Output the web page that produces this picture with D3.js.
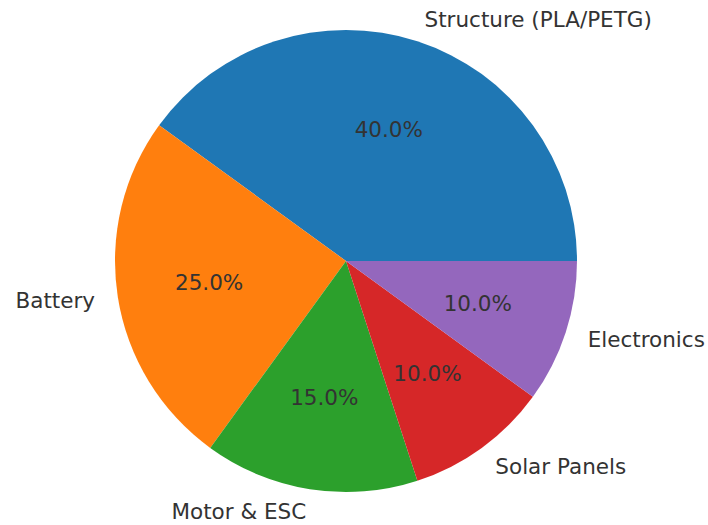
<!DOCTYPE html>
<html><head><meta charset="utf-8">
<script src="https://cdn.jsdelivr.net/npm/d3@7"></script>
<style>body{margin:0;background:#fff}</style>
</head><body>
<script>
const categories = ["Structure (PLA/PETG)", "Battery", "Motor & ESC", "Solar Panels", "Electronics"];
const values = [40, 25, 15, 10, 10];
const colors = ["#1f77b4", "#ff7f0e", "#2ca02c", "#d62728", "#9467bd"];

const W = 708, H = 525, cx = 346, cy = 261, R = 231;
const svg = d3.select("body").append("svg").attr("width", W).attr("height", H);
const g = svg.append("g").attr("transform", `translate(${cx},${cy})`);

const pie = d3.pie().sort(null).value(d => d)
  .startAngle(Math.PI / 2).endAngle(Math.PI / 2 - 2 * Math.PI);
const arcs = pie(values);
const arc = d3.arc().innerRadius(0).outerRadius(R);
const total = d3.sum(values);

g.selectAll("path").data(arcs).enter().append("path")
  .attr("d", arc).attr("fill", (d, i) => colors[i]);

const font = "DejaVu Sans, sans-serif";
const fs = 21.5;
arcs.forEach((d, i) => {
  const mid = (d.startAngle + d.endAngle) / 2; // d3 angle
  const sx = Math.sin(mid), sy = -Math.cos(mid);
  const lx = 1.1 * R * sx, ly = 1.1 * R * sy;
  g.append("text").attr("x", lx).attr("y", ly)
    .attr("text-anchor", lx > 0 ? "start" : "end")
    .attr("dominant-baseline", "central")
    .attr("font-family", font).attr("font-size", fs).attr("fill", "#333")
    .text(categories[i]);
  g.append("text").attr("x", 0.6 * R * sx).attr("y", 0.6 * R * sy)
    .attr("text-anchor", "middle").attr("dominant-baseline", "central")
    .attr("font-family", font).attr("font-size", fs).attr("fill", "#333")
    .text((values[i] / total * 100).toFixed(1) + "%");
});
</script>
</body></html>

• • • •

__Your task__. Repeat the lines above exactly, and keep every picture out.

__Final result__.
Output the web page that produces this picture with D3.js.
<!DOCTYPE html>
<html><head><meta charset="utf-8">
<script src="https://cdn.jsdelivr.net/npm/d3@7"></script>
<style>body{margin:0;background:#fff}</style>
</head><body>
<script>
const categories = ["Structure (PLA/PETG)", "Battery", "Motor & ESC", "Solar Panels", "Electronics"];
const values = [40, 25, 15, 10, 10];
const colors = ["#1f77b4", "#ff7f0e", "#2ca02c", "#d62728", "#9467bd"];

const W = 708, H = 525, cx = 346, cy = 261, R = 231;
const svg = d3.select("body").append("svg").attr("width", W).attr("height", H);
const g = svg.append("g").attr("transform", `translate(${cx},${cy})`);

const pie = d3.pie().sort(null).value(d => d)
  .startAngle(Math.PI / 2).endAngle(Math.PI / 2 - 2 * Math.PI);
const arcs = pie(values);
const arc = d3.arc().innerRadius(0).outerRadius(R);
const total = d3.sum(values);

g.selectAll("path").data(arcs).enter().append("path")
  .attr("d", arc).attr("fill", (d, i) => colors[i]);

const font = "DejaVu Sans, sans-serif";
const fs = 21.5;
arcs.forEach((d, i) => {
  const mid = (d.startAngle + d.endAngle) / 2; // d3 angle
  const sx = Math.sin(mid), sy = -Math.cos(mid);
  const lx = 1.1 * R * sx, ly = 1.1 * R * sy;
  g.append("text").attr("x", lx).attr("y", ly)
    .attr("text-anchor", lx > 0 ? "start" : "end")
    .attr("dominant-baseline", "central")
    .attr("font-family", font).attr("font-size", fs).attr("fill", "#333")
    .text(categories[i]);
  g.append("text").attr("x", 0.6 * R * sx).attr("y", 0.6 * R * sy)
    .attr("text-anchor", "middle").attr("dominant-baseline", "central")
    .attr("font-family", font).attr("font-size", fs).attr("fill", "#333")
    .text((values[i] / total * 100).toFixed(1) + "%");
});
</script>
</body></html>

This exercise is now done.